Charlie Hunnam has nothing but nice things to say about shooting a film in the middle of a jungle. For “The Lost City of Z,” based on David Grann’s bestseller, the English actor, 37, spent part of the shoot in the wilds of Colombia. He hacked through a thicket. He got dehydrated. He lost weight. He went a little mad. And he loved it.

“It’s one of those wonderful parts of the film business that you get to experience these extraordinary things,” Hunnam tells us. “It’s something you could do outside of the film business, but it would be very difficult and require enormous amounts of money and willpower and organization.”

Instead, he got paid to do something crazy. Hunnam plays Percy Fawcett, a British explorer who, starting in the early 1900s, journeyed across the globe to map uncharted parts of Bolivia. Over his expeditions, he became obsessed with finding a city he wasn’t even sure existed. (It wasn’t found until the early 21st century.)

Such travels not only open the mind. They change the body, too.

“It became very, very clear that we eat far too much,” Hunnam says. “I was able to survive very easily on a quarter of the food I normally eat. I was losing weight, but there was also a clarity and, oddly, an emotional stability that came with it.”

One of his costars — Robert Pattinson, who plays his partner on two of the missions — liked to say that they got “addicted” to what they were going through.

“You get into that mindset and want to push it more and more,” Hunnam says. “Once the film was finished, there was a real reluctance to go back to a normal pattern of eating. There was something about proving one’s self, a satisfaction that came from abstaining from food that was hard to give up after policing ourselves for so long.”

Of course, he did go back to his normal habits, though that was hard.

“I did it all wrong,” Hunnam remembers. “Rob and I hadn’t been talking very much during the shoot, because we were just exploring our relationship onscreen. So the night we finished, we both decided we’d get drunk and have a feast. I ate pasta and I had a steak and ice cream and French fries and everything. And then I got violently sick, as one obviously would.”

Hunnam contrasts making “The Lost City of Z” with the seven seasons he spent shooting “Sons of Anarchy.” He’s a naturally slim person, he says, which didn’t fit playing Jax Teller, the show’s lead.
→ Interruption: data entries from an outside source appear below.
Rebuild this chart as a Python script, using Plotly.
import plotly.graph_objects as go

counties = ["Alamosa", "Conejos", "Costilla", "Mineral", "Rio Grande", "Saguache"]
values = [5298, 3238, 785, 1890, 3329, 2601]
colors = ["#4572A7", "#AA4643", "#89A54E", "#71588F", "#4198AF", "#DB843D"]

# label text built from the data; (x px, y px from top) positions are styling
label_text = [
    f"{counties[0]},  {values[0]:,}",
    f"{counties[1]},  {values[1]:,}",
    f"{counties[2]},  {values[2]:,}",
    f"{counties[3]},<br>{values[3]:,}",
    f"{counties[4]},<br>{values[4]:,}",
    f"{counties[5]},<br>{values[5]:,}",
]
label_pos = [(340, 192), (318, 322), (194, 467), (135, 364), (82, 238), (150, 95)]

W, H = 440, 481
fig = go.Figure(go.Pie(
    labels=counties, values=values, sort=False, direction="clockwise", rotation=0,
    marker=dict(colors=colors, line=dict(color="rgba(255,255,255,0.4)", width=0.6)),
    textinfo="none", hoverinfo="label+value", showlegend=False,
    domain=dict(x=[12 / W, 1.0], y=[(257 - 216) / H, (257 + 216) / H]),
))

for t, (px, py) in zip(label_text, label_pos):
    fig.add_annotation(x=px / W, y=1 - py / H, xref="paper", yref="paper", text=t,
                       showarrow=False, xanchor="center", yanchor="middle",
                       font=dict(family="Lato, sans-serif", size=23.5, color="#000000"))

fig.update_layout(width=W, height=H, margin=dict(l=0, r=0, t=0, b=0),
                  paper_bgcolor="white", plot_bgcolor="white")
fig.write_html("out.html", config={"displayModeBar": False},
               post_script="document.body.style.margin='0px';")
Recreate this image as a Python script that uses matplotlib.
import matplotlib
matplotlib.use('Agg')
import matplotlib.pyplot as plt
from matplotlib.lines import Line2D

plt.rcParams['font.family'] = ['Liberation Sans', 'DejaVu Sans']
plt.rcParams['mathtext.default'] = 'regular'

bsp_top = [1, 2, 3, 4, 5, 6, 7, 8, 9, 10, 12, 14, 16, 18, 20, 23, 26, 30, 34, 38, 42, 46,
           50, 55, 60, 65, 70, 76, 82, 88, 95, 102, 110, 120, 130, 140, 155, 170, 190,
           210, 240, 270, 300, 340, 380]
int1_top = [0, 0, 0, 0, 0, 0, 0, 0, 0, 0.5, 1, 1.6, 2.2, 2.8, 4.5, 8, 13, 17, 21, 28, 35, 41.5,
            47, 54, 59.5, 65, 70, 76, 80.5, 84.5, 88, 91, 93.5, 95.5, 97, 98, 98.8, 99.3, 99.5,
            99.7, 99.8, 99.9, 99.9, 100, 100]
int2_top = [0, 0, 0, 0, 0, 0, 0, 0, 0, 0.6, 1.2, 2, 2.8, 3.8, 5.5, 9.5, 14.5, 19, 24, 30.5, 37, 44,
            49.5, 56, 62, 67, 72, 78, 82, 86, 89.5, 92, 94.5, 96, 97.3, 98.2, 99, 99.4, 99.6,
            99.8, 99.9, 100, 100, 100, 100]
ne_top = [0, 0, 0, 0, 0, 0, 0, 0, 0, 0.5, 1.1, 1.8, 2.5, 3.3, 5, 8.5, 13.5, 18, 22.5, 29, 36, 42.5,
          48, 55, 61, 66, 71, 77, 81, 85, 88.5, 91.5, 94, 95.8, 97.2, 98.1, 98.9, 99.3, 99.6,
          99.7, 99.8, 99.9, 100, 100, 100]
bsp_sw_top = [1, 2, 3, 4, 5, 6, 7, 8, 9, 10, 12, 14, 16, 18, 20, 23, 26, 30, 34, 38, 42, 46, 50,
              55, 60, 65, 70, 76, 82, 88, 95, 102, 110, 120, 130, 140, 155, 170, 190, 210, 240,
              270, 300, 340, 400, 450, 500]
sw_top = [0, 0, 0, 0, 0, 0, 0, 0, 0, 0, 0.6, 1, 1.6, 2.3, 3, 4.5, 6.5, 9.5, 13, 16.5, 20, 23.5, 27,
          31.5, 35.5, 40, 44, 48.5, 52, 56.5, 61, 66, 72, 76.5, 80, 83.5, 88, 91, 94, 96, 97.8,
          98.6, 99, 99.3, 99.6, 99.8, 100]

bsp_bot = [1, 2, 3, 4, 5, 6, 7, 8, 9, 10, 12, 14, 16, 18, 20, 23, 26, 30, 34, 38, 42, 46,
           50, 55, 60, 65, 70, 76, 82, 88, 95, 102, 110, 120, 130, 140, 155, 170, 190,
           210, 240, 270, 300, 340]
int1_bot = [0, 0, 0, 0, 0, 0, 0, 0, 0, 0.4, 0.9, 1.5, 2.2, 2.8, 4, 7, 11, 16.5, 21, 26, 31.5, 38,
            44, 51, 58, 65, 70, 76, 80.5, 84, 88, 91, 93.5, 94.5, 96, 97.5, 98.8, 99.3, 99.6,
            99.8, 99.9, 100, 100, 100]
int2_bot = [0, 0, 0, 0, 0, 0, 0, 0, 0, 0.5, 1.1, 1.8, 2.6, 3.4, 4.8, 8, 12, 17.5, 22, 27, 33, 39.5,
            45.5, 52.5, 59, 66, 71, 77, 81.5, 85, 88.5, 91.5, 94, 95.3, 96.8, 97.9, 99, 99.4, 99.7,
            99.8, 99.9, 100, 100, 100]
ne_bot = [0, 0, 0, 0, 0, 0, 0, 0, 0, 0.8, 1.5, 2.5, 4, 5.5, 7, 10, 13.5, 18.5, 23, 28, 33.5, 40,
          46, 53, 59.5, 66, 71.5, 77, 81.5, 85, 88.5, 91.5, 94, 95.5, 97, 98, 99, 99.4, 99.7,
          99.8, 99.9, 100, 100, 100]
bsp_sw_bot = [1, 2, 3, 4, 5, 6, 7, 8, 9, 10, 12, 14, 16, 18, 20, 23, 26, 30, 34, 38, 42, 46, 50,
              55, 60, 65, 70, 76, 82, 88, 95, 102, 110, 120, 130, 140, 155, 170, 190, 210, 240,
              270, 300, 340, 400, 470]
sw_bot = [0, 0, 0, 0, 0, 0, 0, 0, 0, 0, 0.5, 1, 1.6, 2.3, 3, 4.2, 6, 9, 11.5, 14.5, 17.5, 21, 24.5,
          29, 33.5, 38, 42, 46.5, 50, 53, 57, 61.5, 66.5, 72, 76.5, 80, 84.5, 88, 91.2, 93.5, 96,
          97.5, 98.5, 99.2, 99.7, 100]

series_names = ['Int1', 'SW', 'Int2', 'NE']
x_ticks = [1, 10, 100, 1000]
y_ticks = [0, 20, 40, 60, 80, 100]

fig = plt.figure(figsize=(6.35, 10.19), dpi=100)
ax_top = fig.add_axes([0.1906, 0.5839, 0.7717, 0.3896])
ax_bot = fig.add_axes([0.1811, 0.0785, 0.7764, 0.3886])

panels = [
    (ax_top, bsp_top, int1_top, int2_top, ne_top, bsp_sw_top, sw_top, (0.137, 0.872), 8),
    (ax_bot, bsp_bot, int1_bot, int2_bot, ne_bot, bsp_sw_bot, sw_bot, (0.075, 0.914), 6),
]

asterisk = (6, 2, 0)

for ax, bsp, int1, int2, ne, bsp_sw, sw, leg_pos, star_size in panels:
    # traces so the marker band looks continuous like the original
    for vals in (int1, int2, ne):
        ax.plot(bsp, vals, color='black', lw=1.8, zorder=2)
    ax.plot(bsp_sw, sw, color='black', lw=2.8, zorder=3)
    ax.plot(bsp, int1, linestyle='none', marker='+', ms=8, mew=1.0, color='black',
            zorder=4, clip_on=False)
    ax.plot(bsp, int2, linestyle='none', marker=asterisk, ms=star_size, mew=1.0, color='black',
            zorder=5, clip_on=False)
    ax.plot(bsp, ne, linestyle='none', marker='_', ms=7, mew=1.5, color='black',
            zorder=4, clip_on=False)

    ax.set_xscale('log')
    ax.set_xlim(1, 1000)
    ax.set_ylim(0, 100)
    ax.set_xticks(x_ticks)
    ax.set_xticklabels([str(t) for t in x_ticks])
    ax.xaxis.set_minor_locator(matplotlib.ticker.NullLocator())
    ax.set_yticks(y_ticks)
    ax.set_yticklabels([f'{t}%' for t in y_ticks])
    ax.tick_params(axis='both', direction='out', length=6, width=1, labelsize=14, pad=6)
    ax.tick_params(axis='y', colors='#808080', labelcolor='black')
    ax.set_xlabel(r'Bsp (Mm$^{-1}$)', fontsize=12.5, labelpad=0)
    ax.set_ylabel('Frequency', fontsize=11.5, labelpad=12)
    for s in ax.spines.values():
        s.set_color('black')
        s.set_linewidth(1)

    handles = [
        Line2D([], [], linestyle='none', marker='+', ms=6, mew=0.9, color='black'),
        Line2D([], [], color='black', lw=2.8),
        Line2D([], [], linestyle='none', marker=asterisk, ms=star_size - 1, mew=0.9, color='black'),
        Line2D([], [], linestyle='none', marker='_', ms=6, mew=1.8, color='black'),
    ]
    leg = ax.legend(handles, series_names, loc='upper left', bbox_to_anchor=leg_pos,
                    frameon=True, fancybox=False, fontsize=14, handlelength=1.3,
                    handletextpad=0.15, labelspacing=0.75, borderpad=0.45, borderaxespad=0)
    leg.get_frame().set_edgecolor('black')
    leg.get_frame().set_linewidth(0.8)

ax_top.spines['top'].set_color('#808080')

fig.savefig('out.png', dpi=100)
“Everyone they hired for the show were big brutes. And I’m supposed to be the toughest and most formidable of them,” Hunnam recalls. “So I felt the need to be as big as possible. For many years, I was carrying around an additional 15 or 20 pounds than my body wanted to carry. In a weird way, losing all that weight gave me the opportunity to go back to center.”

“The Lost City of Z” might sound like one of those imperialist romps, where white Europeans journey to the other side of the world and treat the indigenous locals like scary others. But Fawcett isn’t an imperialist. He’s genuinely curious about the people he finds, and has no ulterior motive other than exploration.

“He was a real pioneer of tolerance and understanding, of the significance of equality and the importance of different cultures,” Hunnam explains. “There were tribes that were seen to be a little bit regressive or unevolved, not as sophisticated as Western European culture. But Fawcett didn’t subscribe to that at all. He thought maybe we were going in the wrong direction. Maybe these guys are the ones that have it right. Unfortunately, he was in the minority and we continued to evolve the way we were going. Now we’re in this s—show of the society we’ve created for ourselves, where social media is a lot more important than literacy. We should have all listened to Fawcett.”